Raw data:

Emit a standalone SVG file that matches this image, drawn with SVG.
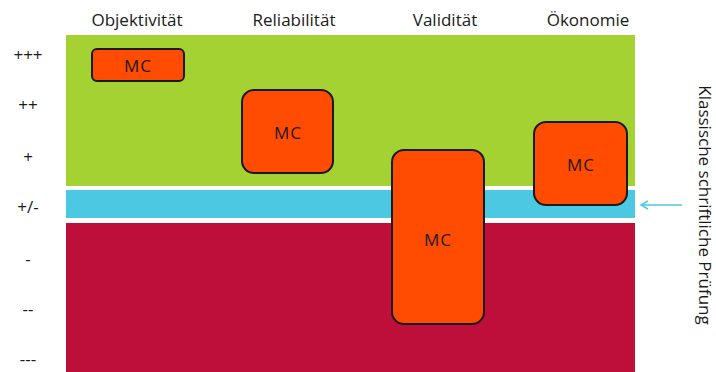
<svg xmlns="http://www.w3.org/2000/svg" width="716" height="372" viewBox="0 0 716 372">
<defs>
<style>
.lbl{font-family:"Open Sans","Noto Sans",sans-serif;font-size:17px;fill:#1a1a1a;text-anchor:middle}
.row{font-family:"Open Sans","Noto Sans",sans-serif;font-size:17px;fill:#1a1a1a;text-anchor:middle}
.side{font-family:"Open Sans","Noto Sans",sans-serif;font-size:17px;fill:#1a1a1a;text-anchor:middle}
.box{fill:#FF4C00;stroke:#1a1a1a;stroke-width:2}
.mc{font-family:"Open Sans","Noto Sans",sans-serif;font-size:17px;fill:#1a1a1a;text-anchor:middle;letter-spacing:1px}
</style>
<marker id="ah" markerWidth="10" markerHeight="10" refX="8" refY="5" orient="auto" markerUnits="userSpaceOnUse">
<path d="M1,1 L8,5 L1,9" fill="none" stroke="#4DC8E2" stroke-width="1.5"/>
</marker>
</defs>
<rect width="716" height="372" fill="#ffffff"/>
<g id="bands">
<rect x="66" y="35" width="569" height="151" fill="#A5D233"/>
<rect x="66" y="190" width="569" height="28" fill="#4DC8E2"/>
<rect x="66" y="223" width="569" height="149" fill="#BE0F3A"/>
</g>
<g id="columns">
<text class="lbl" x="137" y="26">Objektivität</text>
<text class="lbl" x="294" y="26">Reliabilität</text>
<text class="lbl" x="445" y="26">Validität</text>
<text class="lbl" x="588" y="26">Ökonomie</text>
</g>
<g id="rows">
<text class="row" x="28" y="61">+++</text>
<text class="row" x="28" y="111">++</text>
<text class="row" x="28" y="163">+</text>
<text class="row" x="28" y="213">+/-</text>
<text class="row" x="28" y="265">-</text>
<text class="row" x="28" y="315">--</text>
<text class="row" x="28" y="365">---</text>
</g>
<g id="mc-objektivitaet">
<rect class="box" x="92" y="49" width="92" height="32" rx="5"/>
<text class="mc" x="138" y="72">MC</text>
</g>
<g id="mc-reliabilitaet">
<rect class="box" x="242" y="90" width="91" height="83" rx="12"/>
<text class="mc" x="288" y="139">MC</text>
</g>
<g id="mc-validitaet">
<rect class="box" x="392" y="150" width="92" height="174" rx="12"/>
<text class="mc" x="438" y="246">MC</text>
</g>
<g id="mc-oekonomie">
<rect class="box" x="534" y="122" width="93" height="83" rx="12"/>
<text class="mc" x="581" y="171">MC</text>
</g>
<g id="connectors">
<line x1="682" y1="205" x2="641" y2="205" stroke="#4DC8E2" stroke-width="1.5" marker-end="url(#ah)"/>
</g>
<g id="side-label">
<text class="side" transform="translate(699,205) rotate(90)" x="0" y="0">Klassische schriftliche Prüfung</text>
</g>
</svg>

Written exercise: With the pictures left out, transcribe the material exactly.

Correct result:
Emit a standalone SVG file that matches this image, drawn with SVG.
<svg xmlns="http://www.w3.org/2000/svg" width="716" height="372" viewBox="0 0 716 372">
<defs>
<style>
.lbl{font-family:"Open Sans","Noto Sans",sans-serif;font-size:17px;fill:#1a1a1a;text-anchor:middle}
.row{font-family:"Open Sans","Noto Sans",sans-serif;font-size:17px;fill:#1a1a1a;text-anchor:middle}
.side{font-family:"Open Sans","Noto Sans",sans-serif;font-size:17px;fill:#1a1a1a;text-anchor:middle}
.box{fill:#FF4C00;stroke:#1a1a1a;stroke-width:2}
.mc{font-family:"Open Sans","Noto Sans",sans-serif;font-size:17px;fill:#1a1a1a;text-anchor:middle;letter-spacing:1px}
</style>
<marker id="ah" markerWidth="10" markerHeight="10" refX="8" refY="5" orient="auto" markerUnits="userSpaceOnUse">
<path d="M1,1 L8,5 L1,9" fill="none" stroke="#4DC8E2" stroke-width="1.5"/>
</marker>
</defs>
<rect width="716" height="372" fill="#ffffff"/>
<g id="bands">
<rect x="66" y="35" width="569" height="151" fill="#A5D233"/>
<rect x="66" y="190" width="569" height="28" fill="#4DC8E2"/>
<rect x="66" y="223" width="569" height="149" fill="#BE0F3A"/>
</g>
<g id="columns">
<text class="lbl" x="137" y="26">Objektivität</text>
<text class="lbl" x="294" y="26">Reliabilität</text>
<text class="lbl" x="445" y="26">Validität</text>
<text class="lbl" x="588" y="26">Ökonomie</text>
</g>
<g id="rows">
<text class="row" x="28" y="61">+++</text>
<text class="row" x="28" y="111">++</text>
<text class="row" x="28" y="163">+</text>
<text class="row" x="28" y="213">+/-</text>
<text class="row" x="28" y="265">-</text>
<text class="row" x="28" y="315">--</text>
<text class="row" x="28" y="365">---</text>
</g>
<g id="mc-objektivitaet">
<rect class="box" x="92" y="49" width="92" height="32" rx="5"/>
<text class="mc" x="138" y="72">MC</text>
</g>
<g id="mc-reliabilitaet">
<rect class="box" x="242" y="90" width="91" height="83" rx="12"/>
<text class="mc" x="288" y="139">MC</text>
</g>
<g id="mc-validitaet">
<rect class="box" x="392" y="150" width="92" height="174" rx="12"/>
<text class="mc" x="438" y="246">MC</text>
</g>
<g id="mc-oekonomie">
<rect class="box" x="534" y="122" width="93" height="83" rx="12"/>
<text class="mc" x="581" y="171">MC</text>
</g>
<g id="connectors">
<line x1="682" y1="205" x2="641" y2="205" stroke="#4DC8E2" stroke-width="1.5" marker-end="url(#ah)"/>
</g>
<g id="side-label">
<text class="side" transform="translate(699,205) rotate(90)" x="0" y="0">Klassische schriftliche Prüfung</text>
</g>
</svg>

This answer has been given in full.